Day of the Giants
- Cover from first edition
- Author: Lester del Rey
- Cover artist: Ed Emshwiller
- Language: English
- Genre: Fantasy
- Publisher: Avalon Books
- Publication date: 1959
- Publication place: United States
- Media type: Print (hardcover)
- Pages: 224

= Day of the Giants =

1959 novel by Lester del Rey

Day of the Giants is a fantasy novel by American writer Lester del Rey, expanded from his novella "When the World Tottered," first published in Fantastic Adventures, vol. 12, no. 12, December 1950. As a novel, it was first published in hardcover by Avalon Books in February 1959, and in paperback by Airmont Books in March 1964. The Airmont edition was reprinted in December 1972 and January 1976. Wildside Press reissued the novel as an ebook in February 2014, and in trade paperback in May 2022. The trade edition includes a bonus del Rey short story, "The One-Eyed Man," originally published under the pseudonym Philip St. John in Astounding Science Fiction, vol. 35, No. 3, May 1945. The book has also appeared in Italian and Czech translation.

==Plot summary==
Twin brothers Leif and Lee Svensen, Americans of Scandinavian descent, find themselves caught up in the affairs of the supposedly mythical Norse gods—who, they discover, are very real, denizens of other dimensions who interacted with humanity in past ages. An unusual cold snap presages the predicted Fimbulwinter, when the Aesir and the Frost Giants will fight each other in Ragnarök, the final battle, with Midgard—Earth—as the prize. To load the dice in their favor, the Aesir arrange for the Svensens to be carried off to their home dimension Asgard, hoping to benefit from their modern knowledge. Odin, Thor, and the other principal gods favor strong, adventurous Lee, while clever Loki backs brainy, sensible Leif.

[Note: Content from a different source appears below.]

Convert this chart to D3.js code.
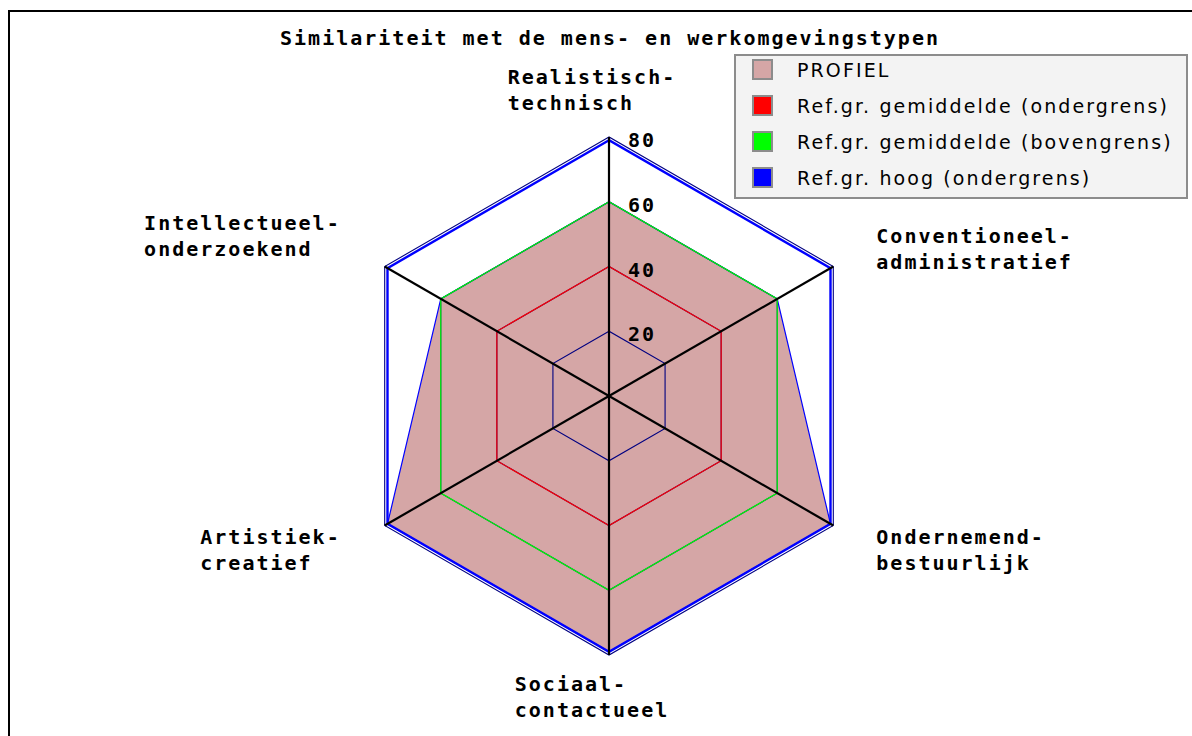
<!DOCTYPE html>
<html>
<head>
<meta charset="utf-8">
<script src="https://cdn.jsdelivr.net/npm/d3@7"></script>
<style>
  html, body { margin: 0; padding: 0; background: #fff; }
  svg { display: block; }
  .mono { font-family: "DejaVu Sans Mono", monospace; font-weight: bold; font-size: 20px; letter-spacing: 2px; }
  .leg { font-family: "DejaVu Sans", sans-serif; font-size: 19px; letter-spacing: 2.1px; }
</style>
</head>
<body>
<div id="chart"></div>
<script>
// Axis titles, RIASEC order (counter-clockwise from the top)
const categories = [
  ['Realistisch-', 'technisch'],
  ['Intellectueel-', 'onderzoekend'],
  ['Artistiek-', 'creatief'],
  ['Sociaal-', 'contactueel'],
  ['Ondernemend-', 'bestuurlijk'],
  ['Conventioneel-', 'administratief']
];
const profiel = [60, 60, 79, 79, 79, 60];
const refGemOnder = [40, 40, 40, 40, 40, 40];
const refGemBoven = [60, 60, 60, 60, 60, 60];
const refHoogOnder = [79, 79, 79, 79, 79, 79];
const tickValues = [20, 40, 60, 80];
const legendLabels = [
  'PROFIEL',
  'Ref.gr. gemiddelde (ondergrens)',
  'Ref.gr. gemiddelde (bovengrens)',
  'Ref.gr. hoog (ondergrens)'
];
const legendColors = ['#d5a6a6', '#ff0000', '#00ff00', '#0000ff'];
const title = 'Similariteit met de mens- en werkomgevingstypen';

const W = 1192, H = 736;
const cx = 609, cy = 396;
const maxValue = 80;

const svg = d3.select('#chart').append('svg')
  .attr('width', W)
  .attr('height', H);

// frame
svg.append('rect')
  .attr('x', 9).attr('y', 11)
  .attr('width', W + 20).attr('height', H + 20)
  .attr('fill', '#fff')
  .attr('stroke', '#000')
  .attr('stroke-width', 2);

svg.append('text')
  .attr('class', 'mono')
  .attr('x', cx + 1)
  .attr('y', 45)
  .attr('text-anchor', 'middle')
  .text(title);

const g = svg.append('g').attr('transform', `translate(${cx},${cy})`);

const r = d3.scaleLinear().domain([0, maxValue]).range([0, 259]);
const step = 2 * Math.PI / categories.length;
const angle = (i) => -i * step;

const radar = d3.lineRadial()
  .angle((d, i) => angle(i))
  .radius((d) => r(d))
  .curve(d3.curveLinearClosed);

// profile polygon
g.append('path')
  .attr('d', radar(profiel))
  .attr('fill', legendColors[0])
  .attr('stroke', '#0000ff')
  .attr('stroke-width', 1.2);

// grid
g.selectAll('.grid')
  .data(tickValues)
  .enter()
  .append('path')
  .attr('class', 'grid')
  .attr('d', (t) => radar(categories.map(() => t)))
  .attr('fill', 'none')
  .attr('stroke', '#000080')
  .attr('stroke-width', 1.1);

// reference lines
const refSeries = [
  { values: refGemOnder, color: legendColors[1], width: 1.2 },
  { values: refGemBoven, color: legendColors[2], width: 1.2 },
  { values: refHoogOnder, color: legendColors[3], width: 2.4 }
];
g.selectAll('.ref')
  .data(refSeries)
  .enter()
  .append('path')
  .attr('class', 'ref')
  .attr('d', (s) => radar(s.values))
  .attr('fill', 'none')
  .attr('stroke', (s) => s.color)
  .attr('stroke-width', (s) => s.width);

// axes
const pt = (i, v) => [Math.sin(angle(i)) * r(v), -Math.cos(angle(i)) * r(v)];
g.selectAll('.axis')
  .data(categories)
  .enter()
  .append('line')
  .attr('class', 'axis')
  .attr('x1', 0).attr('y1', 0)
  .attr('x2', (d, i) => pt(i, maxValue)[0])
  .attr('y2', (d, i) => pt(i, maxValue)[1])
  .attr('stroke', '#000')
  .attr('stroke-width', 2.2);

// tick labels on the first axis
g.selectAll('.tick')
  .data(tickValues)
  .enter()
  .append('text')
  .attr('class', 'mono')
  .attr('x', 19)
  .attr('y', (t) => -r(t) + 10)
  .text((t) => t);

// axis titles
const lineH = 26;
categories.forEach((lines, i) => {
  const [ex, ey] = pt(i, maxValue);
  const t = g.append('text').attr('class', 'mono');
  lines.forEach((s, k) => {
    t.append('tspan').attr('x', 0).attr('dy', k === 0 ? 0 : lineH).text(s);
  });
  const w = t.node().getBBox().width;
  let x, y0;
  if (Math.abs(ex) < 1) {
    x = ex - 17 - w / 2;
    y0 = ey < 0 ? ey - 27 - lineH * (lines.length - 1) : ey + 36;
  } else {
    x = ex > 0 ? ex + 43 : ex - 44 - w;
    y0 = ey < 0 ? ey + (ex > 0 ? 2 : -11) - lineH * (lines.length - 1) : ey + 18;
  }
  t.attr('transform', `translate(${x},${y0})`);
});

// legend
const legend = svg.append('g').attr('transform', 'translate(735,55)');
legend.append('rect')
  .attr('width', 452)
  .attr('height', 143)
  .attr('fill', '#f3f3f3')
  .attr('stroke', '#8c8c8c')
  .attr('stroke-width', 2);
const items = legend.selectAll('.item')
  .data(legendLabels)
  .enter()
  .append('g')
  .attr('class', 'item')
  .attr('transform', (d, i) => `translate(0,${14 + i * 36})`);
items.append('rect')
  .attr('x', 18).attr('y', -9)
  .attr('width', 19).attr('height', 19)
  .attr('fill', (d, i) => legendColors[i])
  .attr('stroke', '#8c8c8c')
  .attr('stroke-width', 2);
items.append('text')
  .attr('class', 'leg')
  .attr('x', 62)
  .attr('y', 8)
  .text((d) => d);
</script>
</body>
</html>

But the Aesir are divided among themselves, and may prove unable to stave off the dreaded Day of the Giants. They have been riven into factions due to the age-old prophecies of the end times that guide them. The older, more traditionalist gods fated to die in Ragnarök are undermined by their younger heirs, who are to survive and avenge them. The younger gods seem suspiciously overeager for their inheritance, presuming on their heroic destiny. Loki, whose counsel is indispensable, is nonetheless distrusted by all due to his destiny as fated betrayer of the Aesir. Leif suspects the prophecies of having been rigged to favor some gods over others.

Moreover, Leif soon realizes that the greater struggle is also problematic; whether the Aesir, humanity's purported friends, or the Giants, their avowed enemies, come out on top, Earth will suffer tyranny from the victors. He and his brother, caught in the middle, may well tip the balance between factions and foes alike. What path will prove least disastrous for humanity? Or is there, just maybe, another path? The stakes are personal as well as cosmic—for Leif has fallen in love with a goddess!

==Reception==
Frederik Pohl, writing in If, was dismissive of the book, noting that the publisher "seems to be pursuing a policy of printing the worst books of the best writers in science fiction," and moreover had misprinted the name of the author as "Lester del Ray." He deemed it "incredible but true that this book is by the man who wrote Nerves. Maybe the misspelling of "del Rey" on the jacket isn't an accident but a disguise.

P. Schuyler Miller in Astounding Science Fiction wrote "This is Lester del Rey making like Poul Anderson making like de Camp and Pratt, without the whimsey. ... and you're quite free to call it open fantasy, except that the author pretends that the Norse gods, dwarfs, frost-giants, and all the rest are real and alive in some other-dimensional continuum," with the "seeming magic ... neatly explained away. But this isn't del Rey's best vein." Reconsidering the novel when it was issued in paperback, he seems to have modified his opinion, observing that "Avalon Books published this in 1959, and it was better than most of the books they've had since."

Floyd C. Gale in Galaxy Magazine, while only giving the story a two star rating, nonetheless commends its author for coming to grips with the "tough chore" of recasting his doom-filed mythological source material as "a light fantasy" by "plung[ing] through his story in lickety-split fashion — let gods and giants alike fall where they may."

The book was also reviewed by Paul C. Allen in Fantasy Crossroads November 1977.